## begin
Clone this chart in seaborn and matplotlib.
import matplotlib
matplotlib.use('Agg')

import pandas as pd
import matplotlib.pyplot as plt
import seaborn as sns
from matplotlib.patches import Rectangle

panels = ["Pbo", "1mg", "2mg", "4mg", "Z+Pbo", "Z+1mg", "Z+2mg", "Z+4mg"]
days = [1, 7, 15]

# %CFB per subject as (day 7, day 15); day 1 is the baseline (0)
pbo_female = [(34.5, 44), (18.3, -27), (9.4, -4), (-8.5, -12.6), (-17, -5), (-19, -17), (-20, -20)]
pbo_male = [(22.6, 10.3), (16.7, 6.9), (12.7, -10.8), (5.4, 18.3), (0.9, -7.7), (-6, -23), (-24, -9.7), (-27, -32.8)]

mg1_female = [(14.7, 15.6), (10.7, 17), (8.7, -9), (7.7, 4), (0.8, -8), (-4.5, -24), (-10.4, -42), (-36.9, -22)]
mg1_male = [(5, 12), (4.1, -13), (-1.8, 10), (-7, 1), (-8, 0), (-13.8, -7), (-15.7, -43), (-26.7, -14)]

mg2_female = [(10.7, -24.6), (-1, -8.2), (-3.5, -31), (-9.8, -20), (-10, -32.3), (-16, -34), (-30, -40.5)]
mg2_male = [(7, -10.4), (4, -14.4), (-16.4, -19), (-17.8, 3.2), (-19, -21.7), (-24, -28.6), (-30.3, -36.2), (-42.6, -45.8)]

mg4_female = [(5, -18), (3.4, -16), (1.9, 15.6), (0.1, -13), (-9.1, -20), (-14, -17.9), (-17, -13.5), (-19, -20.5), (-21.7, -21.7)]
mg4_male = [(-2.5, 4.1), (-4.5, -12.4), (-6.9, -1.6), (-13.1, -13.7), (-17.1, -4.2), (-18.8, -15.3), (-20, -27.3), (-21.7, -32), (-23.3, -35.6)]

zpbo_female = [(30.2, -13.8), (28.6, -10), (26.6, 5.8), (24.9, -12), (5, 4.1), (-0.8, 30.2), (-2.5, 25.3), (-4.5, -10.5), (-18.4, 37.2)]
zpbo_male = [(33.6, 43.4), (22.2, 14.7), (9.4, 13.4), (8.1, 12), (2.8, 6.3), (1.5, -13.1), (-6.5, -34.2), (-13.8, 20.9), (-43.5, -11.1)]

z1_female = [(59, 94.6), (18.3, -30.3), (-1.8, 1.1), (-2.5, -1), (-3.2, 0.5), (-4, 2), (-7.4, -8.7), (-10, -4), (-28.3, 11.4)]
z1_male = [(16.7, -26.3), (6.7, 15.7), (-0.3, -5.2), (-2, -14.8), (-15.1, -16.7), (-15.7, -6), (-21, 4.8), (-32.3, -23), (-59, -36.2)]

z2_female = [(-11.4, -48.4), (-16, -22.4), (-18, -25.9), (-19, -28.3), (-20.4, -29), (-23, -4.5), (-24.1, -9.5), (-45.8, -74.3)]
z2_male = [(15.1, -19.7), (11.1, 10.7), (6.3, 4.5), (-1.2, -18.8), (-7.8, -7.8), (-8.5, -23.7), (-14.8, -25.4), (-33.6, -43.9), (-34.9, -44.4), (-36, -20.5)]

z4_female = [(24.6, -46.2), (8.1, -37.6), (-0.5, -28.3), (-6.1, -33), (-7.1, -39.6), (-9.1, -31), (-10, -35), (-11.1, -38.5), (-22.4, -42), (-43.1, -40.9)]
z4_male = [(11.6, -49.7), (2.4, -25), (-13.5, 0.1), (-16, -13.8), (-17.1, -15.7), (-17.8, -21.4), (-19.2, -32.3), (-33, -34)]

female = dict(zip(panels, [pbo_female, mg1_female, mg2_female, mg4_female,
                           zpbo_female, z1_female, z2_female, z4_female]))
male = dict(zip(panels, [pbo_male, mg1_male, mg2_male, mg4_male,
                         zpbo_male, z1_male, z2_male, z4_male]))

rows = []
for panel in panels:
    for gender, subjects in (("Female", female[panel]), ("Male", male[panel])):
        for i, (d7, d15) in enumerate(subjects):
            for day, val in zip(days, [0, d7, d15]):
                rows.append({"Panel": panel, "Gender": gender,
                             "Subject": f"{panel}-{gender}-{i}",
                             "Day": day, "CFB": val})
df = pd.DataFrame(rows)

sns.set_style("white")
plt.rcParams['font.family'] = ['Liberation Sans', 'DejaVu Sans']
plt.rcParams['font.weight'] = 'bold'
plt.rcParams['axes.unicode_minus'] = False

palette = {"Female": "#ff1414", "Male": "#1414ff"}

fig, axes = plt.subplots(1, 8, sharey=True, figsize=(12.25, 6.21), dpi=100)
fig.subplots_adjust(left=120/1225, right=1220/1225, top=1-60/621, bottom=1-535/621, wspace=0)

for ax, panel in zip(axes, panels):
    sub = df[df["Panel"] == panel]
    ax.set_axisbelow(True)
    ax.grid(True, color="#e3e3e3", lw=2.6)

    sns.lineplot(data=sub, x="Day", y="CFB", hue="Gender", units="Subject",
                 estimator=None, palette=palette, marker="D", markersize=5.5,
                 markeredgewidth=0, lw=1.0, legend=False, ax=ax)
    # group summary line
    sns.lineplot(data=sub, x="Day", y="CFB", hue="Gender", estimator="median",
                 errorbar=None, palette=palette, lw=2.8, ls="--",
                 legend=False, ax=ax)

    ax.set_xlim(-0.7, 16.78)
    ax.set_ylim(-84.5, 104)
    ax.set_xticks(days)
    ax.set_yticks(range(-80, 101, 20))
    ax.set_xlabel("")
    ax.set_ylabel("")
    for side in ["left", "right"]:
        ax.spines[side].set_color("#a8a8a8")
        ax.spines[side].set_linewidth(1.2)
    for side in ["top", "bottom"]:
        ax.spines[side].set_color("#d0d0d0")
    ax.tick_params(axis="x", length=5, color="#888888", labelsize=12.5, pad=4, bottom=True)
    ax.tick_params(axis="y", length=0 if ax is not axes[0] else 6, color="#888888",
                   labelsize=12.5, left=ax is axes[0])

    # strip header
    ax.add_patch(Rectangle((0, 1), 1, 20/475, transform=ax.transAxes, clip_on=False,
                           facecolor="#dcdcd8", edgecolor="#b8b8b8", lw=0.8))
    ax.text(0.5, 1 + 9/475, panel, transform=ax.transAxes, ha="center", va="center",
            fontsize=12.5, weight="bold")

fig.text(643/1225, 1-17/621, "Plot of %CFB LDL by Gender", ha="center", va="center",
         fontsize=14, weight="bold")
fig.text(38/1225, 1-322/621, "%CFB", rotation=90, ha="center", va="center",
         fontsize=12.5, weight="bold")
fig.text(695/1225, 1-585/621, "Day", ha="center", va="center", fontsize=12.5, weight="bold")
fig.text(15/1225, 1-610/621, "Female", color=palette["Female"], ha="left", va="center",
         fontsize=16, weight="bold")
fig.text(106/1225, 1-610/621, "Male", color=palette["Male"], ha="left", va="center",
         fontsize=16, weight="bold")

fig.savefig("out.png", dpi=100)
## end
Set task — Word for word, write out the data.

Task result —
Clone this chart in seaborn and matplotlib.
import matplotlib
matplotlib.use('Agg')

import pandas as pd
import matplotlib.pyplot as plt
import seaborn as sns
from matplotlib.patches import Rectangle

panels = ["Pbo", "1mg", "2mg", "4mg", "Z+Pbo", "Z+1mg", "Z+2mg", "Z+4mg"]
days = [1, 7, 15]

# %CFB per subject as (day 7, day 15); day 1 is the baseline (0)
pbo_female = [(34.5, 44), (18.3, -27), (9.4, -4), (-8.5, -12.6), (-17, -5), (-19, -17), (-20, -20)]
pbo_male = [(22.6, 10.3), (16.7, 6.9), (12.7, -10.8), (5.4, 18.3), (0.9, -7.7), (-6, -23), (-24, -9.7), (-27, -32.8)]

mg1_female = [(14.7, 15.6), (10.7, 17), (8.7, -9), (7.7, 4), (0.8, -8), (-4.5, -24), (-10.4, -42), (-36.9, -22)]
mg1_male = [(5, 12), (4.1, -13), (-1.8, 10), (-7, 1), (-8, 0), (-13.8, -7), (-15.7, -43), (-26.7, -14)]

mg2_female = [(10.7, -24.6), (-1, -8.2), (-3.5, -31), (-9.8, -20), (-10, -32.3), (-16, -34), (-30, -40.5)]
mg2_male = [(7, -10.4), (4, -14.4), (-16.4, -19), (-17.8, 3.2), (-19, -21.7), (-24, -28.6), (-30.3, -36.2), (-42.6, -45.8)]

mg4_female = [(5, -18), (3.4, -16), (1.9, 15.6), (0.1, -13), (-9.1, -20), (-14, -17.9), (-17, -13.5), (-19, -20.5), (-21.7, -21.7)]
mg4_male = [(-2.5, 4.1), (-4.5, -12.4), (-6.9, -1.6), (-13.1, -13.7), (-17.1, -4.2), (-18.8, -15.3), (-20, -27.3), (-21.7, -32), (-23.3, -35.6)]

zpbo_female = [(30.2, -13.8), (28.6, -10), (26.6, 5.8), (24.9, -12), (5, 4.1), (-0.8, 30.2), (-2.5, 25.3), (-4.5, -10.5), (-18.4, 37.2)]
zpbo_male = [(33.6, 43.4), (22.2, 14.7), (9.4, 13.4), (8.1, 12), (2.8, 6.3), (1.5, -13.1), (-6.5, -34.2), (-13.8, 20.9), (-43.5, -11.1)]

z1_female = [(59, 94.6), (18.3, -30.3), (-1.8, 1.1), (-2.5, -1), (-3.2, 0.5), (-4, 2), (-7.4, -8.7), (-10, -4), (-28.3, 11.4)]
z1_male = [(16.7, -26.3), (6.7, 15.7), (-0.3, -5.2), (-2, -14.8), (-15.1, -16.7), (-15.7, -6), (-21, 4.8), (-32.3, -23), (-59, -36.2)]

z2_female = [(-11.4, -48.4), (-16, -22.4), (-18, -25.9), (-19, -28.3), (-20.4, -29), (-23, -4.5), (-24.1, -9.5), (-45.8, -74.3)]
z2_male = [(15.1, -19.7), (11.1, 10.7), (6.3, 4.5), (-1.2, -18.8), (-7.8, -7.8), (-8.5, -23.7), (-14.8, -25.4), (-33.6, -43.9), (-34.9, -44.4), (-36, -20.5)]

z4_female = [(24.6, -46.2), (8.1, -37.6), (-0.5, -28.3), (-6.1, -33), (-7.1, -39.6), (-9.1, -31), (-10, -35), (-11.1, -38.5), (-22.4, -42), (-43.1, -40.9)]
z4_male = [(11.6, -49.7), (2.4, -25), (-13.5, 0.1), (-16, -13.8), (-17.1, -15.7), (-17.8, -21.4), (-19.2, -32.3), (-33, -34)]

female = dict(zip(panels, [pbo_female, mg1_female, mg2_female, mg4_female,
                           zpbo_female, z1_female, z2_female, z4_female]))
male = dict(zip(panels, [pbo_male, mg1_male, mg2_male, mg4_male,
                         zpbo_male, z1_male, z2_male, z4_male]))

rows = []
for panel in panels:
    for gender, subjects in (("Female", female[panel]), ("Male", male[panel])):
        for i, (d7, d15) in enumerate(subjects):
            for day, val in zip(days, [0, d7, d15]):
                rows.append({"Panel": panel, "Gender": gender,
                             "Subject": f"{panel}-{gender}-{i}",
                             "Day": day, "CFB": val})
df = pd.DataFrame(rows)

sns.set_style("white")
plt.rcParams['font.family'] = ['Liberation Sans', 'DejaVu Sans']
plt.rcParams['font.weight'] = 'bold'
plt.rcParams['axes.unicode_minus'] = False

palette = {"Female": "#ff1414", "Male": "#1414ff"}

fig, axes = plt.subplots(1, 8, sharey=True, figsize=(12.25, 6.21), dpi=100)
fig.subplots_adjust(left=120/1225, right=1220/1225, top=1-60/621, bottom=1-535/621, wspace=0)

for ax, panel in zip(axes, panels):
    sub = df[df["Panel"] == panel]
    ax.set_axisbelow(True)
    ax.grid(True, color="#e3e3e3", lw=2.6)

    sns.lineplot(data=sub, x="Day", y="CFB", hue="Gender", units="Subject",
                 estimator=None, palette=palette, marker="D", markersize=5.5,
                 markeredgewidth=0, lw=1.0, legend=False, ax=ax)
    # group summary line
    sns.lineplot(data=sub, x="Day", y="CFB", hue="Gender", estimator="median",
                 errorbar=None, palette=palette, lw=2.8, ls="--",
                 legend=False, ax=ax)

    ax.set_xlim(-0.7, 16.78)
    ax.set_ylim(-84.5, 104)
    ax.set_xticks(days)
    ax.set_yticks(range(-80, 101, 20))
    ax.set_xlabel("")
    ax.set_ylabel("")
    for side in ["left", "right"]:
        ax.spines[side].set_color("#a8a8a8")
        ax.spines[side].set_linewidth(1.2)
    for side in ["top", "bottom"]:
        ax.spines[side].set_color("#d0d0d0")
    ax.tick_params(axis="x", length=5, color="#888888", labelsize=12.5, pad=4, bottom=True)
    ax.tick_params(axis="y", length=0 if ax is not axes[0] else 6, color="#888888",
                   labelsize=12.5, left=ax is axes[0])

    # strip header
    ax.add_patch(Rectangle((0, 1), 1, 20/475, transform=ax.transAxes, clip_on=False,
                           facecolor="#dcdcd8", edgecolor="#b8b8b8", lw=0.8))
    ax.text(0.5, 1 + 9/475, panel, transform=ax.transAxes, ha="center", va="center",
            fontsize=12.5, weight="bold")

fig.text(643/1225, 1-17/621, "Plot of %CFB LDL by Gender", ha="center", va="center",
         fontsize=14, weight="bold")
fig.text(38/1225, 1-322/621, "%CFB", rotation=90, ha="center", va="center",
         fontsize=12.5, weight="bold")
fig.text(695/1225, 1-585/621, "Day", ha="center", va="center", fontsize=12.5, weight="bold")
fig.text(15/1225, 1-610/621, "Female", color=palette["Female"], ha="left", va="center",
         fontsize=16, weight="bold")
fig.text(106/1225, 1-610/621, "Male", color=palette["Male"], ha="left", va="center",
         fontsize=16, weight="bold")

fig.savefig("out.png", dpi=100)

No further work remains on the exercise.